__WORK TO DO__: Transcribe the data in full and exactly, omitting any pictures.

__DATASET EXTRACT__:
= = = = = = =
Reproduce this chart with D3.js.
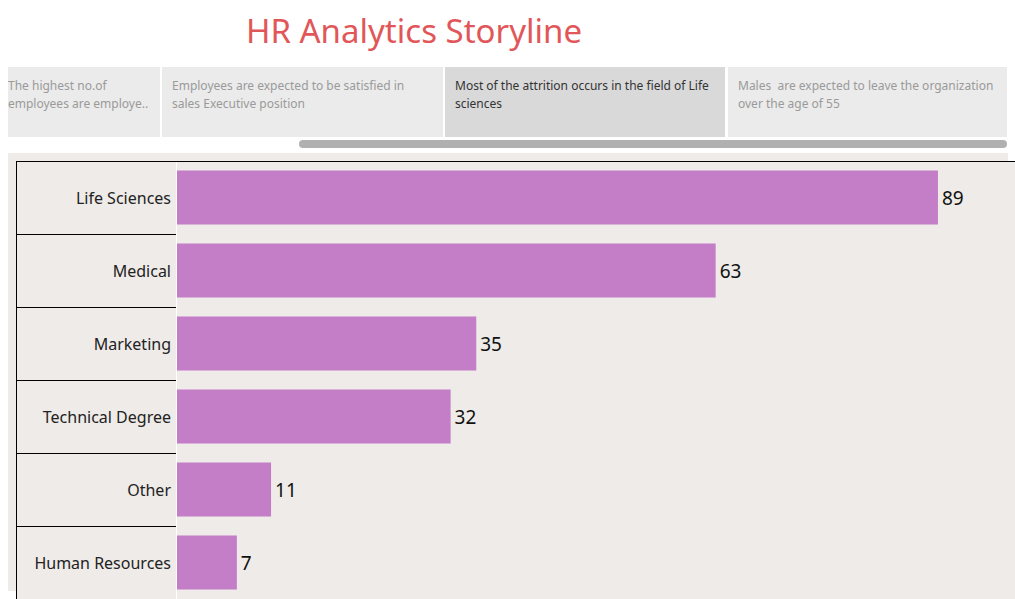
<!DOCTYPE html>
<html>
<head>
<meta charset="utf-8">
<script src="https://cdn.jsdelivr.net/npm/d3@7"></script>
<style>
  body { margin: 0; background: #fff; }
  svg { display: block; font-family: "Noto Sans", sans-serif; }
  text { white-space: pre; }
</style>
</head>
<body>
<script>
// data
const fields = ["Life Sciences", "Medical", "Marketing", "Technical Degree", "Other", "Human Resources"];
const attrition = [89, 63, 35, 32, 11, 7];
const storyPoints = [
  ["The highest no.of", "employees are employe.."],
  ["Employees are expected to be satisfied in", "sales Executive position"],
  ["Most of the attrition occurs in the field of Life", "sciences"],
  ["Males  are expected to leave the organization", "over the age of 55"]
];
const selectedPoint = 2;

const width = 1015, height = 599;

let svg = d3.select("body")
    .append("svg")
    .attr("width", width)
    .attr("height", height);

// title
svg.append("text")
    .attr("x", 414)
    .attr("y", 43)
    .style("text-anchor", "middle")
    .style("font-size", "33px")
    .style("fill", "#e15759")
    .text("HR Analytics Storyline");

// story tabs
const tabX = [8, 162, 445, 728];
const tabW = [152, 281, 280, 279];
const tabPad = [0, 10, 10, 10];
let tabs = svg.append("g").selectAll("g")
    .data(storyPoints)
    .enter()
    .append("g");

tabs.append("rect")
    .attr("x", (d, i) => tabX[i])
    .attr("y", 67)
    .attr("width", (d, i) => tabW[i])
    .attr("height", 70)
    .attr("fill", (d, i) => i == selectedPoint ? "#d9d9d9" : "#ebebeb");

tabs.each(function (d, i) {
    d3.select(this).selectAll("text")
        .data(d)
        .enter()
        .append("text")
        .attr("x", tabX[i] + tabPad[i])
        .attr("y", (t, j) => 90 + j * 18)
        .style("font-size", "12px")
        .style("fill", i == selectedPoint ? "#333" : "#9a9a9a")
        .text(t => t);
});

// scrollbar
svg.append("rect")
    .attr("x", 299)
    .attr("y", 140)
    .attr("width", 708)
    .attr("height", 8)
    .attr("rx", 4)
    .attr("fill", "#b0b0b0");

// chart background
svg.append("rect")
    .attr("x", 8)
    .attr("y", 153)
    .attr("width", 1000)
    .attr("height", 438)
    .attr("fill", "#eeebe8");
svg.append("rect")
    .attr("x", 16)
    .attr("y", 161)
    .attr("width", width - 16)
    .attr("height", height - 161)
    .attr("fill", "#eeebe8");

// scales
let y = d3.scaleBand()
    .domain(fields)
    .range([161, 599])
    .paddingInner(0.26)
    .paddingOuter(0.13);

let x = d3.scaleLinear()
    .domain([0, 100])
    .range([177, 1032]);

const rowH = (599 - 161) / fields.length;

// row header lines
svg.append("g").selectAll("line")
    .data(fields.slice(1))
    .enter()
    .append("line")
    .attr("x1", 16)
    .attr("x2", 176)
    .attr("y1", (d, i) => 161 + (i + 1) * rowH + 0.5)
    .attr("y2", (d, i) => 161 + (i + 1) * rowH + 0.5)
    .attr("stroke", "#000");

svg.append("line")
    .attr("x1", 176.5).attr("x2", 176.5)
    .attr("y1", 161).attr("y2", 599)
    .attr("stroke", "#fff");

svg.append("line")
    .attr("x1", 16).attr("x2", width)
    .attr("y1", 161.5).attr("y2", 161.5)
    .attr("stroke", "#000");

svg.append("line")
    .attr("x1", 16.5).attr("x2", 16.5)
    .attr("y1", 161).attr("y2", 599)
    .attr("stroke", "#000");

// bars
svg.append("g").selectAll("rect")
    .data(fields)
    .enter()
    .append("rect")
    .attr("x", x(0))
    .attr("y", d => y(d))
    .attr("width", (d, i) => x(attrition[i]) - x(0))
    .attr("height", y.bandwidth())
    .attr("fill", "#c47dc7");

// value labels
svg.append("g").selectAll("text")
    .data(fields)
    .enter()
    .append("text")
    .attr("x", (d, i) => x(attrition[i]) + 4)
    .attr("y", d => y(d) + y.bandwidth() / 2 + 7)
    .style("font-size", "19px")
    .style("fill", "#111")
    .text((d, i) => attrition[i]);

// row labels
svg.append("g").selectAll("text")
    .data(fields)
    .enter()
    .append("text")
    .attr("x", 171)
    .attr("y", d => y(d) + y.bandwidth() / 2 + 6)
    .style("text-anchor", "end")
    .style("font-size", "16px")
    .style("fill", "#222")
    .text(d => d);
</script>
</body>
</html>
= = = = = = =
__EXPECTED OUTPUT__:
Reproduce this chart with D3.js.
<!DOCTYPE html>
<html>
<head>
<meta charset="utf-8">
<script src="https://cdn.jsdelivr.net/npm/d3@7"></script>
<style>
  body { margin: 0; background: #fff; }
  svg { display: block; font-family: "Noto Sans", sans-serif; }
  text { white-space: pre; }
</style>
</head>
<body>
<script>
// data
const fields = ["Life Sciences", "Medical", "Marketing", "Technical Degree", "Other", "Human Resources"];
const attrition = [89, 63, 35, 32, 11, 7];
const storyPoints = [
  ["The highest no.of", "employees are employe.."],
  ["Employees are expected to be satisfied in", "sales Executive position"],
  ["Most of the attrition occurs in the field of Life", "sciences"],
  ["Males  are expected to leave the organization", "over the age of 55"]
];
const selectedPoint = 2;

const width = 1015, height = 599;

let svg = d3.select("body")
    .append("svg")
    .attr("width", width)
    .attr("height", height);

// title
svg.append("text")
    .attr("x", 414)
    .attr("y", 43)
    .style("text-anchor", "middle")
    .style("font-size", "33px")
    .style("fill", "#e15759")
    .text("HR Analytics Storyline");

// story tabs
const tabX = [8, 162, 445, 728];
const tabW = [152, 281, 280, 279];
const tabPad = [0, 10, 10, 10];
let tabs = svg.append("g").selectAll("g")
    .data(storyPoints)
    .enter()
    .append("g");

tabs.append("rect")
    .attr("x", (d, i) => tabX[i])
    .attr("y", 67)
    .attr("width", (d, i) => tabW[i])
    .attr("height", 70)
    .attr("fill", (d, i) => i == selectedPoint ? "#d9d9d9" : "#ebebeb");

tabs.each(function (d, i) {
    d3.select(this).selectAll("text")
        .data(d)
        .enter()
        .append("text")
        .attr("x", tabX[i] + tabPad[i])
        .attr("y", (t, j) => 90 + j * 18)
        .style("font-size", "12px")
        .style("fill", i == selectedPoint ? "#333" : "#9a9a9a")
        .text(t => t);
});

// scrollbar
svg.append("rect")
    .attr("x", 299)
    .attr("y", 140)
    .attr("width", 708)
    .attr("height", 8)
    .attr("rx", 4)
    .attr("fill", "#b0b0b0");

// chart background
svg.append("rect")
    .attr("x", 8)
    .attr("y", 153)
    .attr("width", 1000)
    .attr("height", 438)
    .attr("fill", "#eeebe8");
svg.append("rect")
    .attr("x", 16)
    .attr("y", 161)
    .attr("width", width - 16)
    .attr("height", height - 161)
    .attr("fill", "#eeebe8");

// scales
let y = d3.scaleBand()
    .domain(fields)
    .range([161, 599])
    .paddingInner(0.26)
    .paddingOuter(0.13);

let x = d3.scaleLinear()
    .domain([0, 100])
    .range([177, 1032]);

const rowH = (599 - 161) / fields.length;

// row header lines
svg.append("g").selectAll("line")
    .data(fields.slice(1))
    .enter()
    .append("line")
    .attr("x1", 16)
    .attr("x2", 176)
    .attr("y1", (d, i) => 161 + (i + 1) * rowH + 0.5)
    .attr("y2", (d, i) => 161 + (i + 1) * rowH + 0.5)
    .attr("stroke", "#000");

svg.append("line")
    .attr("x1", 176.5).attr("x2", 176.5)
    .attr("y1", 161).attr("y2", 599)
    .attr("stroke", "#fff");

svg.append("line")
    .attr("x1", 16).attr("x2", width)
    .attr("y1", 161.5).attr("y2", 161.5)
    .attr("stroke", "#000");

svg.append("line")
    .attr("x1", 16.5).attr("x2", 16.5)
    .attr("y1", 161).attr("y2", 599)
    .attr("stroke", "#000");

// bars
svg.append("g").selectAll("rect")
    .data(fields)
    .enter()
    .append("rect")
    .attr("x", x(0))
    .attr("y", d => y(d))
    .attr("width", (d, i) => x(attrition[i]) - x(0))
    .attr("height", y.bandwidth())
    .attr("fill", "#c47dc7");

// value labels
svg.append("g").selectAll("text")
    .data(fields)
    .enter()
    .append("text")
    .attr("x", (d, i) => x(attrition[i]) + 4)
    .attr("y", d => y(d) + y.bandwidth() / 2 + 7)
    .style("font-size", "19px")
    .style("fill", "#111")
    .text((d, i) => attrition[i]);

// row labels
svg.append("g").selectAll("text")
    .data(fields)
    .enter()
    .append("text")
    .attr("x", 171)
    .attr("y", d => y(d) + y.bandwidth() / 2 + 6)
    .style("text-anchor", "end")
    .style("font-size", "16px")
    .style("fill", "#222")
    .text(d => d);
</script>
</body>
</html>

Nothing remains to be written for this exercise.